Obviously, a helicoil won't work.

So although he should have disclosed that to me, as well as another problem I found out about later (as per below), I really didn't have any damages to speak of because the Time-Sert repair is the way to go.

As far as that repair goes, I agree that it's likely a "permanent repair" (I certainly hope so) although I've only put a bit over 200 miles on the vehicle since I made the repair. But if you look at this post -

http://www.ford-trucks.com/forums/991189-spark-plug-thread-repair-with-photos.html

you'll see that as of his last update on pg 3 he's gone 50,000 miles and the repair is still holding.

As far as my original question, I used the notch on the crank pulley, the TDC pointer on the block and the firing order, together with my homemade hose and rubber stopper tool and the position of cylinder #7 , to determine when both valves were closed and the piston was near the bottom of it's run.

My homemade tool, which Wise Tools sells for 20 bucks, cost me about $2.00 (for the rubber stopper and the hose). I drilled a hole in the rubber stopper to fit a piece of new brake line that I had left over, and an old valve stem to connect the hose to my compressor. Worked like a charm.

I just used a wooden dowl down the spark plug hole to determine piston position up or down.

Beware that when the piston is all the way down on the power stroke the valves are not fully closed. The exhaust valve has already opened somewhat, tho perhaps not enough to matter. So you want to lower as far down as it will go without the valves opening at all. That requires turning the crank by hand quite a bit, but it's easy enough to do if you remove the bolts that secure the lower half of the fan shroud and move it out of the way (it looks virtually impossible to actually REMOVE that part of the shroud, so just move it around to get better access to the crank nut)

Another thing to be careful about is making sure that the tools involved in the Time-Sert repair don't drop down onto the piston. I used some tape wrapped around the tools at the appropriate spot to prevent them from going far enough down to hit the piston. Just wrap enough tape around the tool so that the taped spot is too large to go through the hole you're working on.

That proved quite valuable when I used the final driver which almost came loose from the "wrench" because the set screw that secures it into the wrench had come loose. You drive both driver tools THROUGH the inserts and thus you have to re-thread them back into the insert to remove them from the cylinder. That can be a bit tricky and in fiddling around trying to catch the threads of the insert the tool can easily come loose and drop off into the cylinder. If there isn't something to stop it, it will go on down until it hits the piston and could possibly put a hole in the piston. I used painters tape for the tape.
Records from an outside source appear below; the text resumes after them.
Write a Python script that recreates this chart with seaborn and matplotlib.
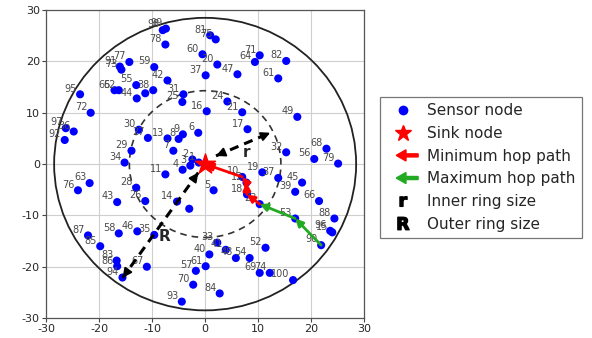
import numpy as np
import pandas as pd
import matplotlib
matplotlib.use("Agg")
import matplotlib.pyplot as plt
import seaborn as sns
from matplotlib.lines import Line2D
from matplotlib.patches import FancyArrow, Circle
from matplotlib.legend_handler import HandlerBase

# ---------------- data ----------------
labels = ["1", "2", "3", "4", "5", "6", "7", "8", "9", "10",
          "11", "12", "13", "14", "15", "16", "17", "18", "19", "20",
          "21", "23", "24", "25", "26", "27", "28", "29", "30", "31",
          "32", "33", "34", "35", "36", "37", "38", "39", "40", "41",
          "42", "43", "44", "45", "46", "47", "48", "49", "52", "53",
          "54", "55", "56", "57", "58", "59", "60", "61", "62", "63",
          "64", "65", "66", "67", "68", "69", "70", "71", "72", "73",
          "74", "75", "76", "77", "78", "79", "81", "82", "83", "84",
          "85", "86", "87", "88", "90", "91", "92", "93", "94", "95",
          "96", "97", "98", "99", "100", "61", "37", "", ""]
xs = [-1.2, -2.4, -2.8, -4.25, 1.6, -1.3, -6.0, -5.0, -4.2, 7.0,
      -7.5, 7.8, -7.1, -5.3, 24.0, 0.3, 8.0, 7.9, 10.8, 2.3,
      7.0, 10.3, 4.2, -4.3, -11.3, -10.8, -13.0, -13.9, -12.5, -4.1,
      15.3, 2.3, -15.2, -9.6, -24.8, 0.1, -9.8, 17.0, 0.8, 3.9,
      -7.1, -16.6, -12.9, 18.3, -12.8, 6.1, 5.8, 17.4, 11.4, 17.0,
      8.4, -13.0, 20.6, -1.75, -16.3, -9.6, -0.5, 13.8, -16.3, -21.8,
      9.4, -17.1, 21.5, -11.0, 22.9, 10.3, -2.25, 10.3, -21.6, -15.8,
      12.2, 2.0, -24.0, -14.3, -7.5, 25.1, 0.95, 15.3, -16.7, 2.75,
      -19.8, -16.6, -22.1, 24.4, 21.9, -16.1, -26.5, -4.4, -15.6, -23.6,
      23.6, -26.3, -8.0, -7.4, 16.6, 0.1, 13.8, -3.0, -11.3]
ys = [0.3, 0.9, -0.3, -1.1, -5.1, 6.1, 2.6, 4.9, 5.8, -2.5,
      -2.0, -3.6, 5.0, -7.3, -13.3, 10.3, 6.8, -5.9, -1.6, 19.4,
      10.1, -7.8, 12.2, 12.1, -7.2, 5.1, -4.6, 2.6, 6.7, 13.6,
      2.3, -15.3, 0.3, -13.8, 6.35, 17.3, 14.4, -5.4, -17.6, -16.7,
      16.3, -7.4, 12.8, -3.6, -13.1, 17.5, -18.3, 9.2, -16.3, -10.6,
      -18.3, 15.4, 1.0, -20.8, -13.5, 18.9, 21.4, 16.7, 14.4, -3.7,
      19.9, 14.4, -7.2, -20.0, 3.0, -21.2, -23.5, 21.2, 10.0, 18.4,
      -21.2, 24.3, -5.1, 19.9, 23.3, 0.1, 25.1, 20.1, -18.8, -25.2,
      -16.0, -19.9, -13.9, -10.6, -15.8, 19.0, 4.7, -26.8, -22.1, 13.6,
      -13.0, 7.0, 26.1, 26.4, -22.6, -19.9, -2.7, -8.7, 13.8]

sink = (0.0, 0.0)
min_hop_path = ["23", "18", "12", "10"]     # ends at sink
max_hop_path = ["90", "53", "23"]           # then continues along min path
r_inner = 14.3
R_outer = 28.5

legend_labels = ["Sensor node", "Sink node", "Minimum hop path",
                 "Maximum hop path", "Inner ring size", "Outer ring size"]
ticks = [-30, -20, -10, 0, 10, 20, 30]

df = pd.DataFrame({"x": xs, "y": ys, "label": labels})

# ---------------- style ----------------
sns.set_style("ticks")
plt.rcParams["font.family"] = ["DejaVu Sans"]
plt.rcParams["axes.unicode_minus"] = False

fig = plt.figure(figsize=(5.92, 3.38), dpi=100)
ax = fig.add_axes([0.078, 0.059, 0.537, 0.911])

ax.set_xlim(-30, 30)
ax.set_ylim(-30, 30)
ax.set_xticks(ticks)
ax.set_yticks(ticks)
ax.tick_params(labelsize=8, length=3, width=0.8, color="#444444", pad=1.5)
ax.grid(True, color="#cfcfcf", lw=0.8)
ax.set_axisbelow(True)
for s in ax.spines.values():
    s.set_color("#555555")
    s.set_linewidth(0.9)

# rings
ax.add_patch(Circle(sink, R_outer, fill=False, ec="#222222", lw=1.3, zorder=1))
ax.add_patch(Circle(sink, r_inner, fill=False, ec="#333333", lw=1.2,
                    ls=(0, (4, 3)), zorder=1))

# sensor nodes
sns.scatterplot(data=df, x="x", y="y", ax=ax, color="#0000ff", s=34,
                edgecolor="none", legend=False, zorder=3)
ax.set_xlabel("")
ax.set_ylabel("")
for lab, x, y in zip(labels, xs, ys):
    if lab:
        ax.annotate(lab, (x, y), xytext=(-2.5, 0.5), textcoords="offset points",
                    ha="right", va="bottom", fontsize=7, color="#4a4a4a", zorder=4)

pos = {lab: (x, y) for lab, x, y in zip(labels, xs, ys) if lab}

def draw_arrow(p0, p1, color, lw=2.0, ms=11):
    ax.annotate("", xy=p1, xytext=p0,
                arrowprops=dict(arrowstyle="-|>", color=color, lw=lw,
                                mutation_scale=ms, shrinkA=0, shrinkB=0),
                zorder=5)

# max hop path (green)
gpts = [pos[k] for k in max_hop_path]
for a, b in zip(gpts[:-1], gpts[1:]):
    draw_arrow(a, b, "#22aa22")
# min hop path (red)
rpts = [pos[k] for k in min_hop_path] + [sink]
for a, b in zip(rpts[:-1], rpts[1:]):
    draw_arrow(a, b, "#ff0000")

# sink
ax.scatter([sink[0]], [sink[1]], marker="*", s=230, color="#ff0000", zorder=6)

# ring-size arrows
def polar(rad, ang):
    return (rad * np.cos(np.radians(ang)), rad * np.sin(np.radians(ang)))

def dbl_arrow(p0, p1):
    ax.plot([p0[0], p1[0]], [p0[1], p1[1]], color="black", lw=2.2,
            ls=(0, (3, 2)), zorder=5)
    for a, b in ((p0, p1), (p1, p0)):
        d = np.array(b) - np.array(a)
        tail = np.array(b) - d / np.linalg.norm(d) * 1.5
        ax.annotate("", xy=b, xytext=tuple(tail),
                    arrowprops=dict(arrowstyle="-|>", color="black", lw=1.5,
                                    mutation_scale=13, shrinkA=0, shrinkB=0),
                    zorder=6)

dbl_arrow(polar(2.6, 38), polar(r_inner * 0.96, 26.4))
dbl_arrow(polar(2.1, 232), polar(R_outer * 0.95, 234.9))
ax.text(7.8, 2.3, "r", fontsize=11, fontweight="bold", ha="center",
        va="center", zorder=6)
ax.text(-7.7, -14.2, "R", fontsize=11, fontweight="bold", ha="center",
        va="center", zorder=6)

# ---------------- legend ----------------
class HandlerArrow(HandlerBase):
    def create_artists(self, legend, orig_handle, xdescent, ydescent,
                       width, height, fontsize, trans):
        c = orig_handle.get_color()
        y = height / 2 - ydescent
        p = FancyArrow(width * 0.95, y, -width * 0.65, 0, width=2.2,
                       head_width=8, head_length=7, color=c,
                       length_includes_head=True, transform=trans)
        return [p]

h_sensor = Line2D([], [], marker="o", color="#0000ff", ls="", markersize=6)
h_sink = Line2D([], [], marker="*", color="#ff0000", ls="", markersize=12)
h_min = Line2D([], [], color="#ff0000")
h_max = Line2D([], [], color="#22aa22")
h_r = Line2D([], [], marker=r"$\mathbf{r}$", color="black", ls="", markersize=7)
h_R = Line2D([], [], marker=r"$\mathbf{R}$", color="black", ls="", markersize=9)

leg = fig.legend([h_sensor, h_sink, h_min, h_max, h_r, h_R], legend_labels,
                 handler_map={h_min: HandlerArrow(), h_max: HandlerArrow()},
                 loc="upper left", bbox_to_anchor=(0.642, 0.712),
                 frameon=True, fancybox=False, fontsize=11,
                 handlelength=2.2, handletextpad=0.5, labelspacing=0.5,
                 borderpad=0.4, borderaxespad=0)
leg.get_frame().set_edgecolor("#555555")
leg.get_frame().set_linewidth(0.9)

fig.savefig("out.png", dpi=100)
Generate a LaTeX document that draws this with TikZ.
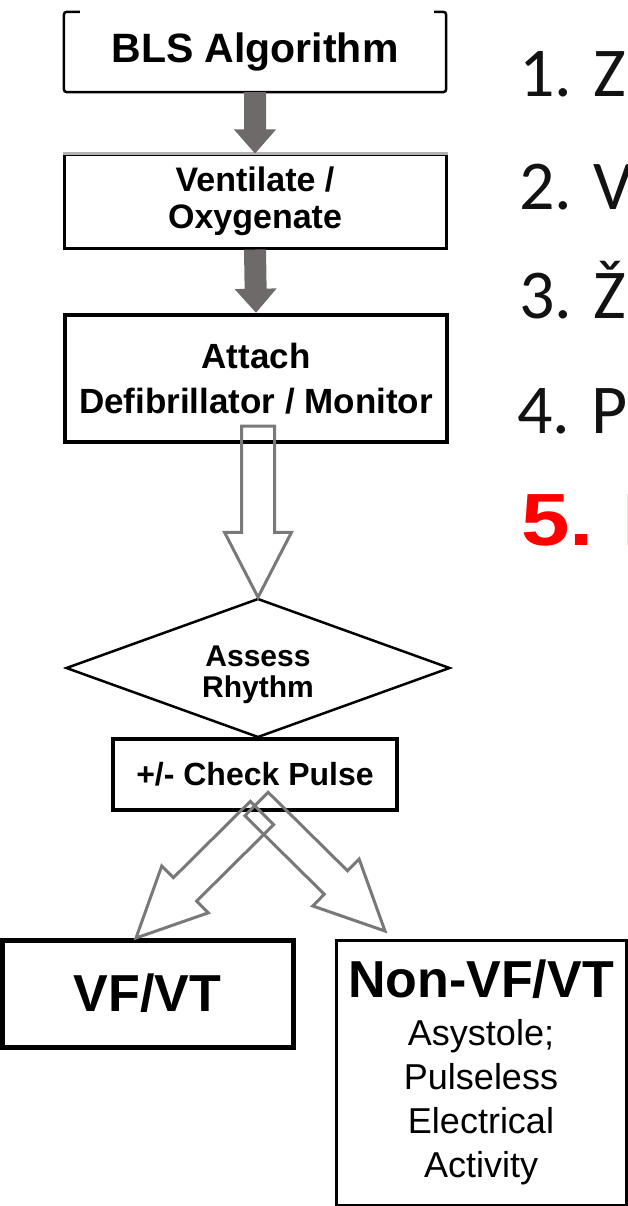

The other thing I did was to use the rubber boot from a spark plug coil which I taped to my vacuum cleaner tool to help in sucking out the aluminum bits that are created in making the repair. I added a straw to the rig later so that it would go all the way down to the piston and hopefully get all of the bits out, tho' I think there's really no way to get ALL of them out.

Still, they are tiny aluminum bits that likely burn up or blow out the exhaust valve pretty quickly, so hopefully no harm done.

Now that the weather has turned chilly here in NJ, I found out that this Explorer ALSO has the dreaded "blend door" problem.

I'll post a new thread on that because this post is already too long.
 






Man, I'd hate to watch you two play chess!
 






They make an over sized hela coil for it. Also there is a time sert which is just slightly larger than the hela coil.
if not then its time for a new head.